Omit every picture and return the rest of the data unaltered.

[start Data extract]

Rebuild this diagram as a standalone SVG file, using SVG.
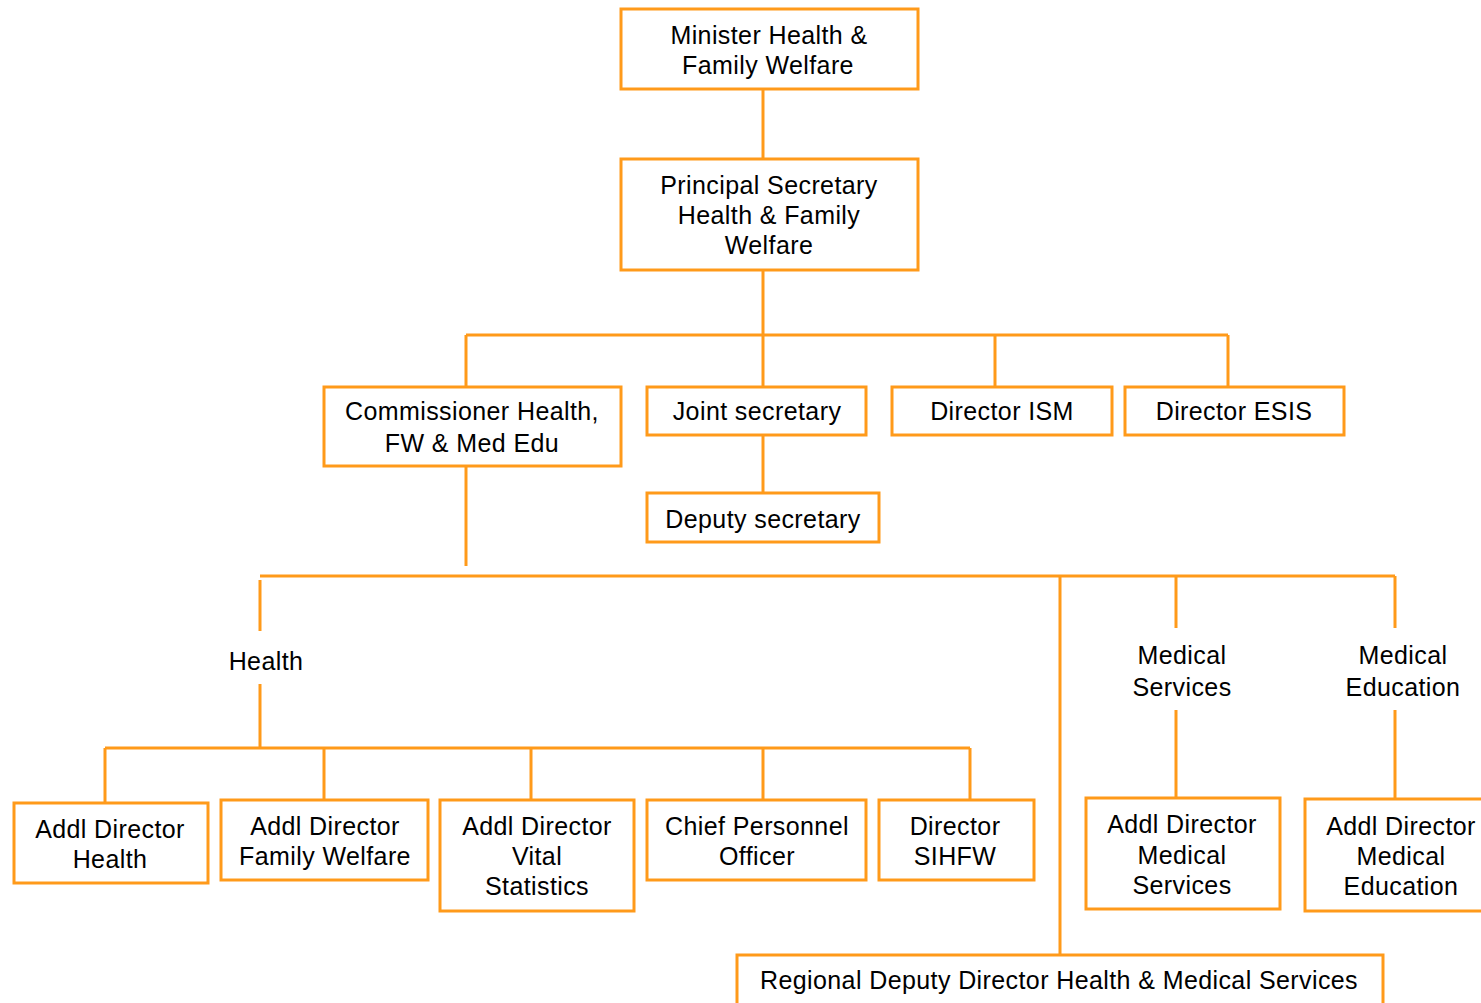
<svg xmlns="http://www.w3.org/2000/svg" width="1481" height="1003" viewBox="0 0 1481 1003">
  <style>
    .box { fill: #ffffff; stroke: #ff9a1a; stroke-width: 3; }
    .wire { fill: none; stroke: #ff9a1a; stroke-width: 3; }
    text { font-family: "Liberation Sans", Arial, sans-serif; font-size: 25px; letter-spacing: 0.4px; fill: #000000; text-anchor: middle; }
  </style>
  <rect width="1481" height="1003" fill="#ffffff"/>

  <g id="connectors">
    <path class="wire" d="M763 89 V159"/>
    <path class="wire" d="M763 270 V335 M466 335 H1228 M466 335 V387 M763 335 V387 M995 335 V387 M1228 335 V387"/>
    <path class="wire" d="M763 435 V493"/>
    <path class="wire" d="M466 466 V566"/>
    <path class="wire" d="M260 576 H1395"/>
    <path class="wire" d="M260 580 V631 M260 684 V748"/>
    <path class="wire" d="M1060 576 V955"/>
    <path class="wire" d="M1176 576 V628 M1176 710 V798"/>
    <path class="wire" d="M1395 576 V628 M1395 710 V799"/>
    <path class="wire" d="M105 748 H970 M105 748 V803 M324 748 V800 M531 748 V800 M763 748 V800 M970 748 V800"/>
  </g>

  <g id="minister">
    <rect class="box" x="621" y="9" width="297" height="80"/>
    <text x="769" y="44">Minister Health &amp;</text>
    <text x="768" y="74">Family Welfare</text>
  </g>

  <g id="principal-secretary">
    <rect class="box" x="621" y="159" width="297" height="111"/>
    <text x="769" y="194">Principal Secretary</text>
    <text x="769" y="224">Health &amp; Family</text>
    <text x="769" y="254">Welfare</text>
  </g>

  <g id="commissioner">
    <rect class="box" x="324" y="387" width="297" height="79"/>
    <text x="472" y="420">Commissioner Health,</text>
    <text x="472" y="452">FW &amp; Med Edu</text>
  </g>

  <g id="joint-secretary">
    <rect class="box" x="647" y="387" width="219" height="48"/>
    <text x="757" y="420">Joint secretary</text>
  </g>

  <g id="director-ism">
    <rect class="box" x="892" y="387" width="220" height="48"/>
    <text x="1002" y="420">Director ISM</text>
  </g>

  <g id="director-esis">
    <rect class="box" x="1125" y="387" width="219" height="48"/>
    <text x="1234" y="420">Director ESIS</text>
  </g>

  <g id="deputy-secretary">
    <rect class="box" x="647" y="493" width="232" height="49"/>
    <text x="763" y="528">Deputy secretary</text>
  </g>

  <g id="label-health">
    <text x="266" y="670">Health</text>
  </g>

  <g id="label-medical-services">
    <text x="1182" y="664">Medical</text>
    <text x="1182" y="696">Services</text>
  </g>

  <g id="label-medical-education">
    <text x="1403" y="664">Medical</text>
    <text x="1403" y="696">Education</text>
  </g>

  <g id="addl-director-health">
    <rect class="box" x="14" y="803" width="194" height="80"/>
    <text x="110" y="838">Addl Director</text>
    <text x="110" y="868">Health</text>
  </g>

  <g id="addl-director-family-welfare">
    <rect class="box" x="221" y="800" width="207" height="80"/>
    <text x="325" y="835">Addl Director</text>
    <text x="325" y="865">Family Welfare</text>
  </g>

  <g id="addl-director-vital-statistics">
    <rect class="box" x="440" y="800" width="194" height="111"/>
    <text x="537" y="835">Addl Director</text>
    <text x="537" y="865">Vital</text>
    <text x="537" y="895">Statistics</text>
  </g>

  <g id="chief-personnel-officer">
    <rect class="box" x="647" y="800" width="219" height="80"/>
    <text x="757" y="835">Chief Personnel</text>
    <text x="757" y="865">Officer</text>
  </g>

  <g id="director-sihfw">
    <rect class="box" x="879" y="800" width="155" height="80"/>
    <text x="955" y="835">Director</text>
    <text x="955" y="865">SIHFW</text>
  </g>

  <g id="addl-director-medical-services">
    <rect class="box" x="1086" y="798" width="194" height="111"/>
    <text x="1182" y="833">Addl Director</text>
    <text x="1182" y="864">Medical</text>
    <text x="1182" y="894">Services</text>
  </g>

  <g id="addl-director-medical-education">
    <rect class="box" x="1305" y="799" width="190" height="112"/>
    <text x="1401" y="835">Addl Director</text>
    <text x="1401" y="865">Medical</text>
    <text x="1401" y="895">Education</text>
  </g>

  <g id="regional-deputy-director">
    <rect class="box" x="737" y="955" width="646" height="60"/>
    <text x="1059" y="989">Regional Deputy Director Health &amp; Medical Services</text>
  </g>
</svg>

[end Data extract]

Exercise output:
Rebuild this diagram as a standalone SVG file, using SVG.
<svg xmlns="http://www.w3.org/2000/svg" width="1481" height="1003" viewBox="0 0 1481 1003">
  <style>
    .box { fill: #ffffff; stroke: #ff9a1a; stroke-width: 3; }
    .wire { fill: none; stroke: #ff9a1a; stroke-width: 3; }
    text { font-family: "Liberation Sans", Arial, sans-serif; font-size: 25px; letter-spacing: 0.4px; fill: #000000; text-anchor: middle; }
  </style>
  <rect width="1481" height="1003" fill="#ffffff"/>

  <g id="connectors">
    <path class="wire" d="M763 89 V159"/>
    <path class="wire" d="M763 270 V335 M466 335 H1228 M466 335 V387 M763 335 V387 M995 335 V387 M1228 335 V387"/>
    <path class="wire" d="M763 435 V493"/>
    <path class="wire" d="M466 466 V566"/>
    <path class="wire" d="M260 576 H1395"/>
    <path class="wire" d="M260 580 V631 M260 684 V748"/>
    <path class="wire" d="M1060 576 V955"/>
    <path class="wire" d="M1176 576 V628 M1176 710 V798"/>
    <path class="wire" d="M1395 576 V628 M1395 710 V799"/>
    <path class="wire" d="M105 748 H970 M105 748 V803 M324 748 V800 M531 748 V800 M763 748 V800 M970 748 V800"/>
  </g>

  <g id="minister">
    <rect class="box" x="621" y="9" width="297" height="80"/>
    <text x="769" y="44">Minister Health &amp;</text>
    <text x="768" y="74">Family Welfare</text>
  </g>

  <g id="principal-secretary">
    <rect class="box" x="621" y="159" width="297" height="111"/>
    <text x="769" y="194">Principal Secretary</text>
    <text x="769" y="224">Health &amp; Family</text>
    <text x="769" y="254">Welfare</text>
  </g>

  <g id="commissioner">
    <rect class="box" x="324" y="387" width="297" height="79"/>
    <text x="472" y="420">Commissioner Health,</text>
    <text x="472" y="452">FW &amp; Med Edu</text>
  </g>

  <g id="joint-secretary">
    <rect class="box" x="647" y="387" width="219" height="48"/>
    <text x="757" y="420">Joint secretary</text>
  </g>

  <g id="director-ism">
    <rect class="box" x="892" y="387" width="220" height="48"/>
    <text x="1002" y="420">Director ISM</text>
  </g>

  <g id="director-esis">
    <rect class="box" x="1125" y="387" width="219" height="48"/>
    <text x="1234" y="420">Director ESIS</text>
  </g>

  <g id="deputy-secretary">
    <rect class="box" x="647" y="493" width="232" height="49"/>
    <text x="763" y="528">Deputy secretary</text>
  </g>

  <g id="label-health">
    <text x="266" y="670">Health</text>
  </g>

  <g id="label-medical-services">
    <text x="1182" y="664">Medical</text>
    <text x="1182" y="696">Services</text>
  </g>

  <g id="label-medical-education">
    <text x="1403" y="664">Medical</text>
    <text x="1403" y="696">Education</text>
  </g>

  <g id="addl-director-health">
    <rect class="box" x="14" y="803" width="194" height="80"/>
    <text x="110" y="838">Addl Director</text>
    <text x="110" y="868">Health</text>
  </g>

  <g id="addl-director-family-welfare">
    <rect class="box" x="221" y="800" width="207" height="80"/>
    <text x="325" y="835">Addl Director</text>
    <text x="325" y="865">Family Welfare</text>
  </g>

  <g id="addl-director-vital-statistics">
    <rect class="box" x="440" y="800" width="194" height="111"/>
    <text x="537" y="835">Addl Director</text>
    <text x="537" y="865">Vital</text>
    <text x="537" y="895">Statistics</text>
  </g>

  <g id="chief-personnel-officer">
    <rect class="box" x="647" y="800" width="219" height="80"/>
    <text x="757" y="835">Chief Personnel</text>
    <text x="757" y="865">Officer</text>
  </g>

  <g id="director-sihfw">
    <rect class="box" x="879" y="800" width="155" height="80"/>
    <text x="955" y="835">Director</text>
    <text x="955" y="865">SIHFW</text>
  </g>

  <g id="addl-director-medical-services">
    <rect class="box" x="1086" y="798" width="194" height="111"/>
    <text x="1182" y="833">Addl Director</text>
    <text x="1182" y="864">Medical</text>
    <text x="1182" y="894">Services</text>
  </g>

  <g id="addl-director-medical-education">
    <rect class="box" x="1305" y="799" width="190" height="112"/>
    <text x="1401" y="835">Addl Director</text>
    <text x="1401" y="865">Medical</text>
    <text x="1401" y="895">Education</text>
  </g>

  <g id="regional-deputy-director">
    <rect class="box" x="737" y="955" width="646" height="60"/>
    <text x="1059" y="989">Regional Deputy Director Health &amp; Medical Services</text>
  </g>
</svg>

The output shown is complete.